* Start COLLECTED MATERIAL *

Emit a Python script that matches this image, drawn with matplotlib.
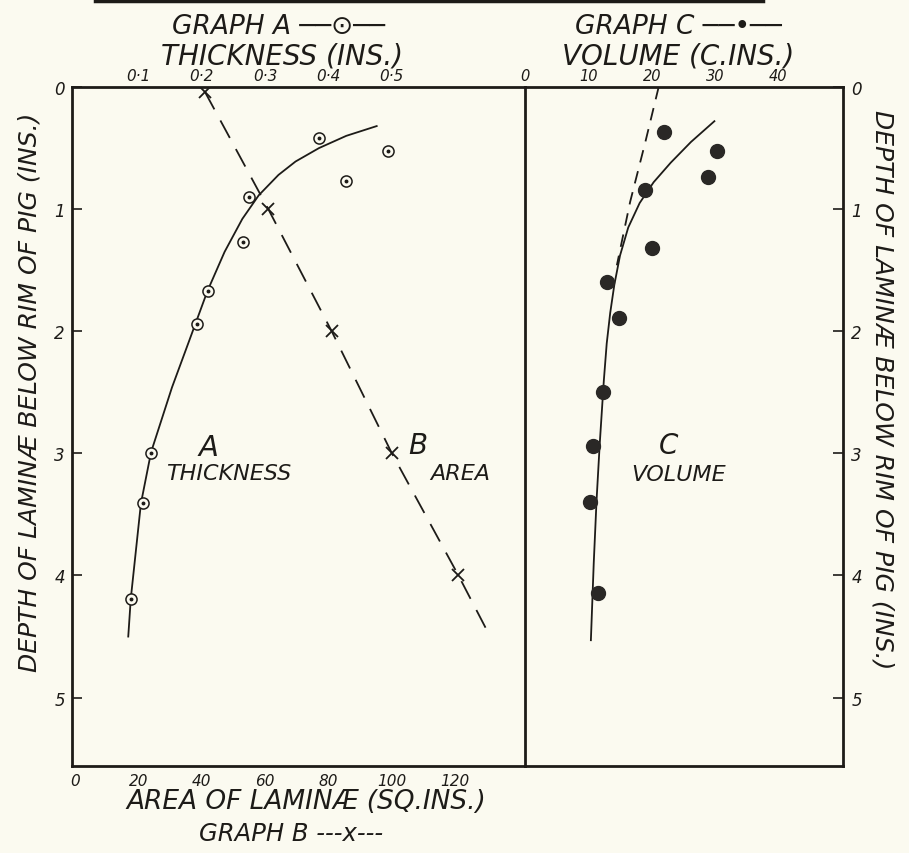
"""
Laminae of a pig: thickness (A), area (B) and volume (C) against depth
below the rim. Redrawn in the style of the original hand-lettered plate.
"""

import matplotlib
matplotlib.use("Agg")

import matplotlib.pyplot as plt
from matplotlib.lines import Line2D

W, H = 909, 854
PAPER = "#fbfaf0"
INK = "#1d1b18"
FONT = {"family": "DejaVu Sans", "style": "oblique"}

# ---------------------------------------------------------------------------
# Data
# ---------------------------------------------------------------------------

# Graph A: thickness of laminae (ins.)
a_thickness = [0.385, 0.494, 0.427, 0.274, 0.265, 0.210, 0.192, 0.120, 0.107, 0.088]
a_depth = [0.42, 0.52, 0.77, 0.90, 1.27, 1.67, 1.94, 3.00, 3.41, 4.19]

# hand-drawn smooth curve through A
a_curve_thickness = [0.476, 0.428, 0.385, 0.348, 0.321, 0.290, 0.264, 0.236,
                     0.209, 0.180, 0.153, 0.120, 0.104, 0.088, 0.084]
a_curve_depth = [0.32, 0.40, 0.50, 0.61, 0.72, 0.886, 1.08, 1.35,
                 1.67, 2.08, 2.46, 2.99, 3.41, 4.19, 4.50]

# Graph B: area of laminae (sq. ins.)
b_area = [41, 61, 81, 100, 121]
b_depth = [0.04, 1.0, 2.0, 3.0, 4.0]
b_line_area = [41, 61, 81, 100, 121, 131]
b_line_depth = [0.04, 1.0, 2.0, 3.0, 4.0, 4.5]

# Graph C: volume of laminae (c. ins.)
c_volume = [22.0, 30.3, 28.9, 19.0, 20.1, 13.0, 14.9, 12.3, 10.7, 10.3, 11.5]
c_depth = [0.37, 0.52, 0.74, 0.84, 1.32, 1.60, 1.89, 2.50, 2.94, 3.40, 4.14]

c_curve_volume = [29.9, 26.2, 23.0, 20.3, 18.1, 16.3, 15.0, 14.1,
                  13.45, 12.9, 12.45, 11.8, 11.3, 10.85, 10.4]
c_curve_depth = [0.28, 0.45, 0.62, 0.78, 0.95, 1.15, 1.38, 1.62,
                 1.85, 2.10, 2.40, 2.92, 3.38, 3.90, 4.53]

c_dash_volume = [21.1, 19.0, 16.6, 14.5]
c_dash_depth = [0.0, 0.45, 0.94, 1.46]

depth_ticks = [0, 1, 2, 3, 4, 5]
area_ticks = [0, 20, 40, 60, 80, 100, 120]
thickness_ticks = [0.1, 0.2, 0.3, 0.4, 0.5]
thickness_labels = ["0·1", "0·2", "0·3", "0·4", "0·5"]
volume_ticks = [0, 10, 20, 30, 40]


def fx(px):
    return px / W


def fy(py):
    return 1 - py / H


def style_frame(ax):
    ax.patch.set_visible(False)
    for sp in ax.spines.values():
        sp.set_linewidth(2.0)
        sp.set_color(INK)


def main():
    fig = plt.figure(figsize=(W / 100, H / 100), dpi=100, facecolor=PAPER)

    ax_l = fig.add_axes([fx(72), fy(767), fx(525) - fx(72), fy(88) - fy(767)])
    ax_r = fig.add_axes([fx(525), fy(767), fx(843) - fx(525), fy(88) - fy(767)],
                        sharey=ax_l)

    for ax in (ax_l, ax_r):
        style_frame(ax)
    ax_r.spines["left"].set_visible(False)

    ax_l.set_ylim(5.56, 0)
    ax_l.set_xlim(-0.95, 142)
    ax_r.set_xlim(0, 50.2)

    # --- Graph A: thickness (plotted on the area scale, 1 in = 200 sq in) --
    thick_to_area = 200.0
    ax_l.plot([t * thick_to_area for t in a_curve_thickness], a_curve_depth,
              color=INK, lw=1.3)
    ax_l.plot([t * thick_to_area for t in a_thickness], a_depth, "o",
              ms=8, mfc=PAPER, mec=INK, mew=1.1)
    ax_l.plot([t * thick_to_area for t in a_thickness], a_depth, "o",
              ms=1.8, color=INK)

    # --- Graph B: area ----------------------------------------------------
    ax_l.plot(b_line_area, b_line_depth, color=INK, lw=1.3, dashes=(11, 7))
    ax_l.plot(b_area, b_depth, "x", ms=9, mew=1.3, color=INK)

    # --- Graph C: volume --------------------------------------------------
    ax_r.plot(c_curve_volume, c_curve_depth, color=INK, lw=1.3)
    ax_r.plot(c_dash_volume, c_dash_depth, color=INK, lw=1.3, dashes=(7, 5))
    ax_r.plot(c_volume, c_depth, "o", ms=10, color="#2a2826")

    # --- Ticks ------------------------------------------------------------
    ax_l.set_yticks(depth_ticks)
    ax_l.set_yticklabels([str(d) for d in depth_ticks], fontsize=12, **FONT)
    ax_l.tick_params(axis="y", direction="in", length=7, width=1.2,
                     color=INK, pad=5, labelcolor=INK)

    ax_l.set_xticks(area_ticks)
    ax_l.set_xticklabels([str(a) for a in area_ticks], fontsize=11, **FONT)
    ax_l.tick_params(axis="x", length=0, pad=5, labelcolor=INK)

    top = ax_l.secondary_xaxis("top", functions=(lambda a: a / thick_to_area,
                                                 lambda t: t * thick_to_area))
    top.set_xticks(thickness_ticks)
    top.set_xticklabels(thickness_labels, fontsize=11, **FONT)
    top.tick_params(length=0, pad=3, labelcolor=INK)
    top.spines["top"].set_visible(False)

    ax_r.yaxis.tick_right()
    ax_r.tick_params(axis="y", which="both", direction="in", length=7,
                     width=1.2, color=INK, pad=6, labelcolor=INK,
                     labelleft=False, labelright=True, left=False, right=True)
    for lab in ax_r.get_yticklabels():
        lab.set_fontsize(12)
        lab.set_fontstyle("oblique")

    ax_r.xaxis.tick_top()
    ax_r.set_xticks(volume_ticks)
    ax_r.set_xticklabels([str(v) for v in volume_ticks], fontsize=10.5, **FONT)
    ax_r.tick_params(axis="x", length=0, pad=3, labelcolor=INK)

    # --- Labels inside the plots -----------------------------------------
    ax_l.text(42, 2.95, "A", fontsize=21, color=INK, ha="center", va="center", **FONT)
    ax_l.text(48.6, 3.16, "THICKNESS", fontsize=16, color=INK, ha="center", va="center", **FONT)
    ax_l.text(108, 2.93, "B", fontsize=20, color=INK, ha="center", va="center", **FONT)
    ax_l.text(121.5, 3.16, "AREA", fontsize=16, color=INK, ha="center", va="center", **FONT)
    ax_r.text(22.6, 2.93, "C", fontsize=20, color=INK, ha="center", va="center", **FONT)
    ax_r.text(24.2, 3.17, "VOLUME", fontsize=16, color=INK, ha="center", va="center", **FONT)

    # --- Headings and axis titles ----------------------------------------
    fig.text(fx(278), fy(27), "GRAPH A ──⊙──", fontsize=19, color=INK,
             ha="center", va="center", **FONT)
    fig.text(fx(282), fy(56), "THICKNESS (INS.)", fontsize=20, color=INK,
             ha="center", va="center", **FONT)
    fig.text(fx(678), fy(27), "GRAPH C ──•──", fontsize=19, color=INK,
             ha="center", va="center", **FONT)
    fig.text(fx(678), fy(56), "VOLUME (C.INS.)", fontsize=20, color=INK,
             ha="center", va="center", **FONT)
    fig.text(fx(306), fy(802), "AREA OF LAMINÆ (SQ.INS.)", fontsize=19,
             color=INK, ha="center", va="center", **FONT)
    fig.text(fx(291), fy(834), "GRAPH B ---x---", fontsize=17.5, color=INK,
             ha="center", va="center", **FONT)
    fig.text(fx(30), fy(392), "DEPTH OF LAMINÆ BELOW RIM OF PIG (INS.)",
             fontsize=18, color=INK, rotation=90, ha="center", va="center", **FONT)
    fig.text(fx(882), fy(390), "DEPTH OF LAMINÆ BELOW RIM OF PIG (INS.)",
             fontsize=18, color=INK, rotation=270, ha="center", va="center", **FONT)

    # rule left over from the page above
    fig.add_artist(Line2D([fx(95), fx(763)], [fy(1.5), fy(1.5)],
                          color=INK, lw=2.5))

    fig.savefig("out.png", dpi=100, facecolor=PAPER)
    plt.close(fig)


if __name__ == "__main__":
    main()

* End COLLECTED MATERIAL *

> **GOAL**:
With the pictures left out, restate word for word every line of the data above, from the first down to the line that contains "from matplotlib.lines import Line2D".

> **WORKED ANSWER**:
Emit a Python script that matches this image, drawn with matplotlib.
"""
Laminae of a pig: thickness (A), area (B) and volume (C) against depth
below the rim. Redrawn in the style of the original hand-lettered plate.
"""

import matplotlib
matplotlib.use("Agg")

import matplotlib.pyplot as plt
from matplotlib.lines import Line2D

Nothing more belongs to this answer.